## THE EXERCISE
Transcribe every line from the top down to the line with "Radio includes both", both ends included, but not the pictures.

## DATA SEGMENT
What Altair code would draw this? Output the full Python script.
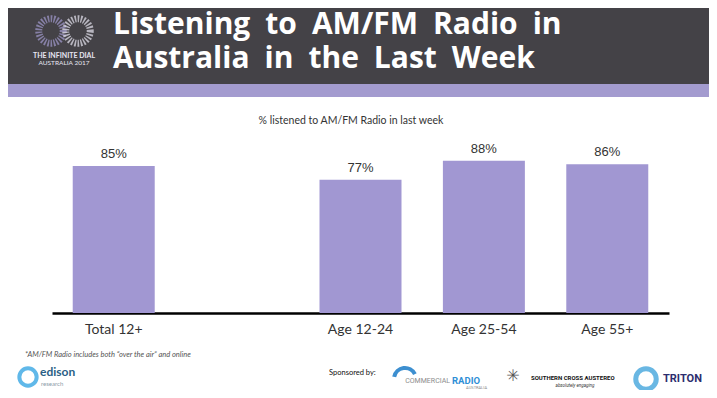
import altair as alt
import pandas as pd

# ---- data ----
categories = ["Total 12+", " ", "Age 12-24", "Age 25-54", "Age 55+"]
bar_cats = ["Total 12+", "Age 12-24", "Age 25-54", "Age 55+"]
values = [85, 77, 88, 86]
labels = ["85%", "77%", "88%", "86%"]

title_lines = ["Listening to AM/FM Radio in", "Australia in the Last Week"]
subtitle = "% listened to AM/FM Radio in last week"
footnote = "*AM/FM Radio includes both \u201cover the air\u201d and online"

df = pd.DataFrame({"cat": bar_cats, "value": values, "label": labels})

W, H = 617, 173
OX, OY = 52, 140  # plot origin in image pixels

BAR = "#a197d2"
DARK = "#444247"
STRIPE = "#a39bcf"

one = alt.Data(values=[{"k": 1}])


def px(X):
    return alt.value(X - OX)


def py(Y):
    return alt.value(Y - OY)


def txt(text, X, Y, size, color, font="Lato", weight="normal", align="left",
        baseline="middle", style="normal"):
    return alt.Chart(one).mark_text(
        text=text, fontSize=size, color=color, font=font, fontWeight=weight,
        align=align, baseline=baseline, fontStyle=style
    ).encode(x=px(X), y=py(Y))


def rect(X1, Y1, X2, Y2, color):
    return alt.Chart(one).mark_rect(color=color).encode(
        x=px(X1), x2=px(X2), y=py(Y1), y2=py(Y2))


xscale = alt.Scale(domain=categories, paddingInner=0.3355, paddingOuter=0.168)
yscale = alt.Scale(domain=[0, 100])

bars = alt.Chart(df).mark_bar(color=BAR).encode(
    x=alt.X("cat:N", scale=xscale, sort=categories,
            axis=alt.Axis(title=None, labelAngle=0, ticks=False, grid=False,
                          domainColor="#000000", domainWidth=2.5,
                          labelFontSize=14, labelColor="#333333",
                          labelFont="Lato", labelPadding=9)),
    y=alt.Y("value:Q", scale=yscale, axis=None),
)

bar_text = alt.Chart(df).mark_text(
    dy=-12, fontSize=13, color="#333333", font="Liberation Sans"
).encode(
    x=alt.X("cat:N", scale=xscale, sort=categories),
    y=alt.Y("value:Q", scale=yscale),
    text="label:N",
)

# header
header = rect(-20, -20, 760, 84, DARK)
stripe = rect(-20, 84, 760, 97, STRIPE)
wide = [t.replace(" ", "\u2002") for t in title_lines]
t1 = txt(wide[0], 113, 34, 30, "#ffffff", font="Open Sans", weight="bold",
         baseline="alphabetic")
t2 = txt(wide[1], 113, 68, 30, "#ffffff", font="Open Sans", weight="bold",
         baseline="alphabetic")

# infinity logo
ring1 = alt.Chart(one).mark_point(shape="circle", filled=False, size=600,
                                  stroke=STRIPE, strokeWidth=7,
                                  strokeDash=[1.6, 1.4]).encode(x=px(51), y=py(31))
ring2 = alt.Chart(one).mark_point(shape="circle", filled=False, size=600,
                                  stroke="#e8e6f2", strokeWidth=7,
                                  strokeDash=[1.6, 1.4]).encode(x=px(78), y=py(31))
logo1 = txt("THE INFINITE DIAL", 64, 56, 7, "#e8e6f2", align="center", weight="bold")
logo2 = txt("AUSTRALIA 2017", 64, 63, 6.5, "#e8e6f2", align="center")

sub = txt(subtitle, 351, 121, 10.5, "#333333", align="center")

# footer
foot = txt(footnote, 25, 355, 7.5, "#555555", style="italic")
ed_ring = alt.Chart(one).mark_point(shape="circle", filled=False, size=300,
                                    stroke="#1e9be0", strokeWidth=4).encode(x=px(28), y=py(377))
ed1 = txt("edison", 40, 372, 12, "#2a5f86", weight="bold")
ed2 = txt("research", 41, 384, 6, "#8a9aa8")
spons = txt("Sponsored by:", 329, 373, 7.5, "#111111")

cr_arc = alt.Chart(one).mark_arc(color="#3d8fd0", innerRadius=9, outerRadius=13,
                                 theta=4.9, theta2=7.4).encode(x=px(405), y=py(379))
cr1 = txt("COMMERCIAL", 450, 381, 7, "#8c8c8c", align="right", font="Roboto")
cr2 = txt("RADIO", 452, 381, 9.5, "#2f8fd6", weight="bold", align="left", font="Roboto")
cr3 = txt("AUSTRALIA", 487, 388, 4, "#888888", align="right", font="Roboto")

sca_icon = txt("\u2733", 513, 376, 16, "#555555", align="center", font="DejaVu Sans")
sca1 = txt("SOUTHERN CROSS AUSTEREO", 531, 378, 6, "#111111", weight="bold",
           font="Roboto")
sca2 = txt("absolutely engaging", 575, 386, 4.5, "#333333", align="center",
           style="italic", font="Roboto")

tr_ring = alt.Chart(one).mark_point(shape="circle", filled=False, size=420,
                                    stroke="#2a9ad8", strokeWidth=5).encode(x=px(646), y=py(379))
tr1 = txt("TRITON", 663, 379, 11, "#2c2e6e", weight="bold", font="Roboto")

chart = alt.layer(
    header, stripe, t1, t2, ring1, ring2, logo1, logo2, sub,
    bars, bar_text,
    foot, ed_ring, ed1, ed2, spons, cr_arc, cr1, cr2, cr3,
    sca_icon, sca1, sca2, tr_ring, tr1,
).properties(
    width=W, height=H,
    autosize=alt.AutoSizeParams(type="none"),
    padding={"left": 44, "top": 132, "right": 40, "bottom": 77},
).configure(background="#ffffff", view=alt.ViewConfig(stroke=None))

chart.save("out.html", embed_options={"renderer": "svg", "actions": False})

## REPLY
What Altair code would draw this? Output the full Python script.
import altair as alt
import pandas as pd

# ---- data ----
categories = ["Total 12+", " ", "Age 12-24", "Age 25-54", "Age 55+"]
bar_cats = ["Total 12+", "Age 12-24", "Age 25-54", "Age 55+"]
values = [85, 77, 88, 86]
labels = ["85%", "77%", "88%", "86%"]

title_lines = ["Listening to AM/FM Radio in", "Australia in the Last Week"]
subtitle = "% listened to AM/FM Radio in last week"
footnote = "*AM/FM Radio includes both \u201cover the air\u201d and online"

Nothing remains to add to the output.